The southbound ancestors of Europeans are finally exploring the bonding effects of Brazilian wine. Italian immigrants brought winemaking with them to Brazil as far as in 1875, but the wines of Brazil were, until recently, not offered as often as the Argentinian or Chilean bottles. Most of its neighbours adopted winemaking on a wider scale decades, even centuries ago. Uruguay also joined the vinous fever on the South American continent, so close to its borders the Brazilians expanded their plantations.
The Brazilians know how to ride that potent wave of life smoothly, no worries, no cries. An açai bowl pre-surfing, enjoying its vast beaches, rainbow carnivals, sipping on cachaça and caipirinha, but the locals also like wine. In the late 1990s large investments into viticulture and equipment elevated the quality of Brazilian wine high enough to earn international recognition.

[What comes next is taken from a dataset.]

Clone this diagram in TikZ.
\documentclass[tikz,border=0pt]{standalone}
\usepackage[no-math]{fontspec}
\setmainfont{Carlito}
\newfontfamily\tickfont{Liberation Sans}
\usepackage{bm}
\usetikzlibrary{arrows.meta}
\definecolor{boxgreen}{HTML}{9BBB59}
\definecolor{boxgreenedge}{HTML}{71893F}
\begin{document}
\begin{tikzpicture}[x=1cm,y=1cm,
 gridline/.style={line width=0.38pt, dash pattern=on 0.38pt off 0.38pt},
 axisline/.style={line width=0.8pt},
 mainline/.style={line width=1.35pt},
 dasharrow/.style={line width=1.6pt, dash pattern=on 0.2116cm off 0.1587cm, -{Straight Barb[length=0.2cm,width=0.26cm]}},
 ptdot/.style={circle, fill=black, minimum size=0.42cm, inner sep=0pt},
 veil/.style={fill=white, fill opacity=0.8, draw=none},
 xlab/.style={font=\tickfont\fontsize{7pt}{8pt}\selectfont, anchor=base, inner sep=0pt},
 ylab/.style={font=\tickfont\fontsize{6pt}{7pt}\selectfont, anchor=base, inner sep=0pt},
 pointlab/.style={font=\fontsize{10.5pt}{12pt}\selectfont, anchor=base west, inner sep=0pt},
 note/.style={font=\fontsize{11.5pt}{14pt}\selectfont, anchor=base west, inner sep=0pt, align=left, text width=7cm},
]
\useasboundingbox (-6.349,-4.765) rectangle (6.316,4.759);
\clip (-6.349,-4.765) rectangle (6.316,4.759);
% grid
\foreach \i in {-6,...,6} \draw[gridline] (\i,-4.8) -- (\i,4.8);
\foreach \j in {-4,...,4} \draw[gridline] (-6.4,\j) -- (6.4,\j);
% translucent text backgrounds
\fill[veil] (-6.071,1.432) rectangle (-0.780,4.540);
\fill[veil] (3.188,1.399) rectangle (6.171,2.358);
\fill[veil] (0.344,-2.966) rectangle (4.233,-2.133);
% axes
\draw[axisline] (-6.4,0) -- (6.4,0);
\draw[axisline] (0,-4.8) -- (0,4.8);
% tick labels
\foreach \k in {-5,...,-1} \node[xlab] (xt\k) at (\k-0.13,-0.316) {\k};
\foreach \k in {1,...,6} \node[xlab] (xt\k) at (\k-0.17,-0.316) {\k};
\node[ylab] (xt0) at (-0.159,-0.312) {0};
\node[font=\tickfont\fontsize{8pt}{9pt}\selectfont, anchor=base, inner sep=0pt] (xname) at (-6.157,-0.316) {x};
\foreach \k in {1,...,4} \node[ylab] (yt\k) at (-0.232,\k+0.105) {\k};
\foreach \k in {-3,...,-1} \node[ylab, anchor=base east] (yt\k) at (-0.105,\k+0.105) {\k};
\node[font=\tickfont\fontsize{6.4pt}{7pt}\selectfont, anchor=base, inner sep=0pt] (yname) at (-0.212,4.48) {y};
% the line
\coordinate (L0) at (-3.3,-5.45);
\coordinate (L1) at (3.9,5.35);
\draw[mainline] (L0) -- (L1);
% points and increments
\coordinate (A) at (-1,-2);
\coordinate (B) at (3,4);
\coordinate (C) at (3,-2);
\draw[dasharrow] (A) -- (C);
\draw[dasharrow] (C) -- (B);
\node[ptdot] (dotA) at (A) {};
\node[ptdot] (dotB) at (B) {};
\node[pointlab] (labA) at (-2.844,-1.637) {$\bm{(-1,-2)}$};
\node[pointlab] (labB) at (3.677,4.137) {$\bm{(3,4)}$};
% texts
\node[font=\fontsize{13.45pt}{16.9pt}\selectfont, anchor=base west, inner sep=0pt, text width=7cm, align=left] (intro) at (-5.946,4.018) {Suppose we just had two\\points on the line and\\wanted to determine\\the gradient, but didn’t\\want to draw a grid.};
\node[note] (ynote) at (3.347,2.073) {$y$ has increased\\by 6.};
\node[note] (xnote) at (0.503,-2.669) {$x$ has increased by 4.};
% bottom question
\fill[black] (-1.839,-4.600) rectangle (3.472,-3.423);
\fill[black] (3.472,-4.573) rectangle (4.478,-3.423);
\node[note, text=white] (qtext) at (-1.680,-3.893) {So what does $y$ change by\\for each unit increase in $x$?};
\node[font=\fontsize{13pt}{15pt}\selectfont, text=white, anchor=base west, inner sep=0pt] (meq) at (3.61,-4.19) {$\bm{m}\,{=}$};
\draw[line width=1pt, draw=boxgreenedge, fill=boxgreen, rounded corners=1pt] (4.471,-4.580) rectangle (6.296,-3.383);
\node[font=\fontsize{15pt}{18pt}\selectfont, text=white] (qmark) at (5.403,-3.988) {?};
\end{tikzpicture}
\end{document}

The land there blossoms with miraculous plants, superfoods and other ‘life-enhancers’. The climate in Brazil is so diverse – from tropical to temperate continental weather Brazil is able to grow a wide variety of crops, vitis vinifera inclusive.
There are currently five to six (some sources do not recognise the smaller regions as separate) main wine regions in Brazil.

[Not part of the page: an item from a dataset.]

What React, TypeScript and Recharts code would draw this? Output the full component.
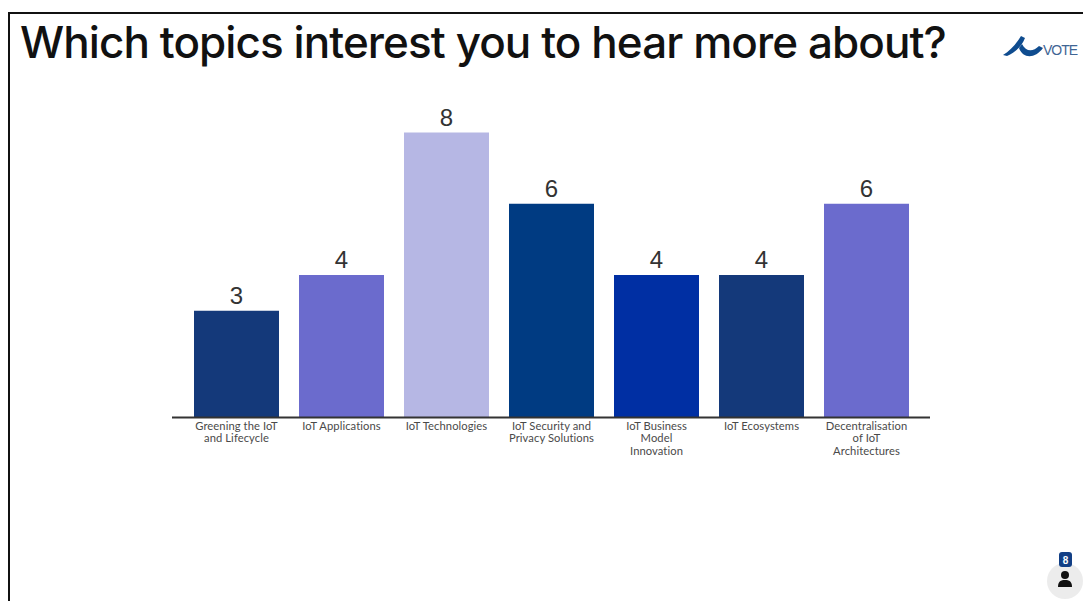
import { BarChart, Bar, XAxis, YAxis, Cell, LabelList } from "recharts";

const topics = [
  "Greening the IoT|and Lifecycle",
  "IoT Applications",
  "IoT Technologies",
  "IoT Security and|Privacy Solutions",
  "IoT Business|Model|Innovation",
  "IoT Ecosystems",
  "Decentralisation|of IoT|Architectures",
];
const votes = [3, 4, 8, 6, 4, 4, 6];
const barColors = ["#14397a", "#6b6bcd", "#b6b7e4", "#003b82", "#002fa3", "#14397a", "#6b6bcd"];

const rows = topics.map((topic, i) => ({ topic, votes: votes[i] }));

// topic names carry "|" where the line should break
function TopicTick({ x, y, payload }: any) {
  const lines = String(payload.value).split("|");
  return (
    <text x={x} y={y} textAnchor="middle" fill="#4a4a4a" fontFamily="Lato, sans-serif" fontSize={11.2} letterSpacing={0.08}>
      {lines.map((line, i) => (
        <tspan key={line} x={x} dy={i === 0 ? 4 : 12.6}>
          {line}
        </tspan>
      ))}
    </text>
  );
}

function Logo() {
  return (
    <svg width="76" height="24" style={{ position: "absolute", left: 1002, top: 34 }}>
      <path d="M1 21 C8 17 14 10 19 2 L23 4 C20 12 14 18 5 22 Z" fill="#0f4c8f" />
      <path d="M20 10 C24 18 31 18 37 12 L41 14 C33 25 21 25 17 14 Z" fill="#0f4c8f" />
      <text x="41" y="21" fontFamily="Liberation Sans, sans-serif" fontSize="14" letterSpacing="-1" fill="#3f6594">
        VOTE
      </text>
    </svg>
  );
}

function VoterBadge() {
  return (
    <svg width="40" height="56" style={{ position: "absolute", left: 1045, top: 549 }}>
      <circle cx="20" cy="32" r="18" fill="#ececec" />
      <rect x="14" y="3" width="13" height="15" rx="3" fill="#123f85" />
      <text x="20.5" y="14.5" textAnchor="middle" fontFamily="Liberation Sans, sans-serif" fontSize="10" fontWeight="700" fill="#fff">
        8
      </text>
      <circle cx="20" cy="26" r="4" fill="#111" />
      <path d="M13 38 C13 32 16 31 20 31 C24 31 27 32 27 38 Z" fill="#111" />
    </svg>
  );
}

export default function App() {
  return (
    <div style={{ position: "absolute", left: 0, top: 0, width: 1083, height: 601, background: "#fff", overflow: "hidden" }}>
      <div style={{ position: "absolute", left: 8, top: 12, width: 1075, height: 2, background: "#111" }} />
      <div style={{ position: "absolute", left: 8, top: 12, width: 2, height: 589, background: "#111" }} />
      <div
        style={{
          position: "absolute",
          left: 20,
          top: 14,
          fontFamily: "Inter, sans-serif",
          fontSize: 44,
          fontWeight: 500,
          letterSpacing: -0.92,
          lineHeight: "56px",
          color: "#111",
          whiteSpace: "nowrap",
        }}
      >
        Which topics interest you to hear more about?
      </div>
      <Logo />
      <BarChart
        width={1083}
        height={601}
        data={rows}
        margin={{ top: 132.5, right: 153, bottom: 0, left: 172 }}
        style={{ position: "absolute", left: 0, top: 0 }}
      >
        <YAxis hide domain={[0, 8]} />
        <XAxis
          dataKey="topic"
          interval={0}
          padding={{ left: 12, right: 11 }}
          axisLine={{ stroke: "#333", strokeWidth: 2 }}
          tickLine={false}
          tick={<TopicTick />}
          height={183.5}
        />
        <Bar dataKey="votes" barSize={85} isAnimationActive={false}>
          {rows.map((row, i) => (
            <Cell key={row.topic} fill={barColors[i]} />
          ))}
          <LabelList
            dataKey="votes"
            position="top"
            offset={7}
            fill="#333"
            fontFamily="Liberation Sans, sans-serif"
            fontSize={24}
          />
        </Bar>
      </BarChart>
      <VoterBadge />
    </div>
  );
}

Only one is in the North-East. Vale do São Francisco, named after the local river, has the highest temperatures on average (32°C average max, 20°C min). The dry and tropical climate with warm nights produces grapes with a high level of sugar. White grape varieties such as Chenin Blanc, Muscat, Malvasia and Chardonnay can still make do in these conditions resulting in fruity and rather sweet wines. Red Syrah, Tempranillo and Cabernet Sauvignon with the help of irrigation found their way to thrive.
The remaining Brazilian wine is made and planted closer to the border with Uruguay. In particular Campanha in the lowest altitude of all current Brazilian wine regions (average 210m/689feet), a bit higher Serra do Sudeste (420m/1378feet) touches the majority of the border. Temperate climate with mild nights is favourable for Chardonnay, Sauvignon Blanc, Pinot Gris and even the aromatic Gewürztraminer. From the reds Cabernet Sauvignon, Merlot, Tannat, Touriga Nacional (Portuguese heritage), Tempranillo and coolness-loving Pinot Noir. Granite and limestone dominate the soil.
Accounting for almost 90% of Brazilian wine production is Serra Gaúcha. Its temperate, humid and mild climate allows for Prosecco-style bubbles to bloom there. The Brazilian sparkling wines were the first that I came across at various tastings in Europe. Versatile, from drier to semi-sweet, and recently won a number of awards. Chardonnay and Muscat are also used in the sparkling wine production there. Red grapes from the Cabernets, Tannats to less known Ancellotas can also be found in the Serra Gaúcha basaltic soil.
The coolest region is Planato Catarinese (average max 19°C, min. 9°C), is further also the highest. The average elevation of 1150m (3772feet) chills the nights leading to a later harvest (between March and April). Like in the Serra Gaúcha and a tiny area of Campos de Clima de Serra the basaltic soil rules.
At recent Decanter New World Fine Wine Encounter and London International Wine Fair I tasted plenty of Brazilian wine. The family-owned Miolo wine group collaboration with the renowned French oenologist Michel Rolland enchanted my European palate the most. The family has been making wines since 1897 but moved to commercial production only in 1990. The group focuses not just on wine but also brandy. My favourite from the whites was their Pinot Grigio. Crisp, light body as is typical for this refreshing citrusy wine whose fame was born in the North-East of Italy.
From the reds the Portuguese blend of Touriga Nacional, Alfrocheiro and Tinta Roriz in the Quinta do Seival Castas Portuguesas bottling was the most alluring. An interplay of intense chocolate, prunes, raisins and figs with a lovely balance of intensity. Miolo sells a range of sparkling wines in semi-sweet, bruts or cuvées if you like blends, and a rosé coat.
Casa Valduga has been making wines over a century too and their sparkling 130 Casa Valduga Brut aged for 36 motnhs on its lees and made by the champenoise method has popped my 30th birthday celebrated in Brazil. Their sustainability efforts are puzzling though. On their website they claim: “The effort to make business in a serious way brings back the responsibility of the impact of our actions in the society and in the environment. Between the actions of preservation and awareness, stand out the initiatives with the utilization of rain water as an affluent and the novelty in electrostatic pulverization, that reduces the use of water and agrochemicals in 50%.” Reducing the use of water in wine growing and making is fundamental today, but they can go organic at least, since their use of “agrochemicals” – more often known as pesticides even in reduced amount harms the soil.
Experiment with Brazilian wine, since it can bring an unexpected pleasure. There are over 1,000 wineries (1,162 according to the Wines of Brazil website. Who said that the world of wine is easier to navigate today?